* [WHAT THE TASK ASKS]:
Pick out and copy every line below that has the word "matplotlib".

* [GIVEN MATERIAL]:

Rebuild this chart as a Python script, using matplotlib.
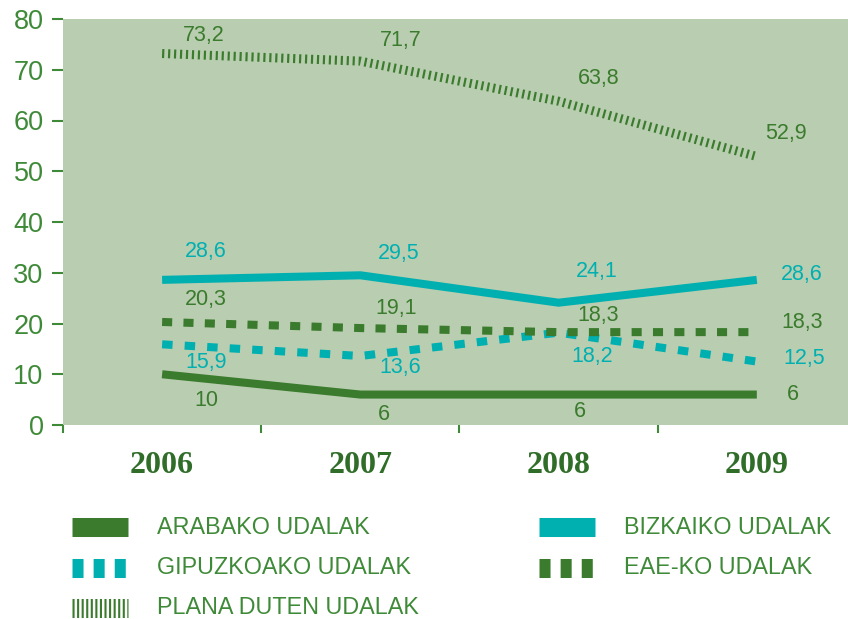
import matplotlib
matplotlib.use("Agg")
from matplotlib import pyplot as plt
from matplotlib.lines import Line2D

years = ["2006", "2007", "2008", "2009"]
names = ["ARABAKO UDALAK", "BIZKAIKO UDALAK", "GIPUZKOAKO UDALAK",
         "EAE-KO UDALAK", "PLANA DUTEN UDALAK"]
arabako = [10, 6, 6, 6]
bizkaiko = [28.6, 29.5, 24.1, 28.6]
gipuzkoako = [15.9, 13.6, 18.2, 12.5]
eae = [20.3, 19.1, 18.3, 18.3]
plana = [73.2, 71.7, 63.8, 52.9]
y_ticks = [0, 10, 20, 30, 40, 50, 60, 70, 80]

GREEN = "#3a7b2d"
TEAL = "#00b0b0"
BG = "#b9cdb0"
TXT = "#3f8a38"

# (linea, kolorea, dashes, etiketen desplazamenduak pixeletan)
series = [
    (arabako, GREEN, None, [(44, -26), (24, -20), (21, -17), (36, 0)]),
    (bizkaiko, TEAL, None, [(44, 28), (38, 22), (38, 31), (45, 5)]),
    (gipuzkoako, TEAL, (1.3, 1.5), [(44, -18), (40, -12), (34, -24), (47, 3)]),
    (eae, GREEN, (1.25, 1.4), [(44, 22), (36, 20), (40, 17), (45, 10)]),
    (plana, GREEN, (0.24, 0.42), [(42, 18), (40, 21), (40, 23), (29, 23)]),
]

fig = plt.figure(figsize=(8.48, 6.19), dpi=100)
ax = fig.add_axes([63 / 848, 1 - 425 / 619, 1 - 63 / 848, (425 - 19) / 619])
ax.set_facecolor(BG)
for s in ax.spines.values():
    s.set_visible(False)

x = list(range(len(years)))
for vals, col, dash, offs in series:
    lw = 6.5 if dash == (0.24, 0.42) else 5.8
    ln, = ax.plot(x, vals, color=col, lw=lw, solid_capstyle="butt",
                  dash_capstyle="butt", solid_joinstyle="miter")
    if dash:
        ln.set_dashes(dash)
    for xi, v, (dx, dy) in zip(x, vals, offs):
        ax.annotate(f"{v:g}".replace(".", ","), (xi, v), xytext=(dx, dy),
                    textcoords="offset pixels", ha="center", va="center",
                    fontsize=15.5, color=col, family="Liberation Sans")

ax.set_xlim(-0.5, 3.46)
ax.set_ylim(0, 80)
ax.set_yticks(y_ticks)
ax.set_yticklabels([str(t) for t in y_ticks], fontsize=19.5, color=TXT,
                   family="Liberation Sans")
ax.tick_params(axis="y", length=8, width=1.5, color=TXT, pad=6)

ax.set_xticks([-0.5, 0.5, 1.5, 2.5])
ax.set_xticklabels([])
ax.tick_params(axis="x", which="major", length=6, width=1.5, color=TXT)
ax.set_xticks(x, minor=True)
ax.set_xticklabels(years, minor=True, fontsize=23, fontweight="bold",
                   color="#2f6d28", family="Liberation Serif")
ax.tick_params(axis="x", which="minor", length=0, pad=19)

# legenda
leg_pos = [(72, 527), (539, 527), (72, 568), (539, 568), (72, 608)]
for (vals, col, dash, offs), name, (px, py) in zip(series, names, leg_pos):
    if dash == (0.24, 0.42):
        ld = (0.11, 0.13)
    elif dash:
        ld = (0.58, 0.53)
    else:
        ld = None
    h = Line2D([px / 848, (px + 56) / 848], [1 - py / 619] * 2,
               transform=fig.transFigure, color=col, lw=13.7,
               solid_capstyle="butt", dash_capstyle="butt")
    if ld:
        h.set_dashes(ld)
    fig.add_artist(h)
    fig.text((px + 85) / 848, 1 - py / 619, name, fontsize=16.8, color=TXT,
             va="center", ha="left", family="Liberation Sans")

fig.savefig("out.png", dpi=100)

* [REPLY TO THE EXERCISE]:
Rebuild this chart as a Python script, using matplotlib.
import matplotlib
matplotlib.use("Agg")
from matplotlib import pyplot as plt
from matplotlib.lines import Line2D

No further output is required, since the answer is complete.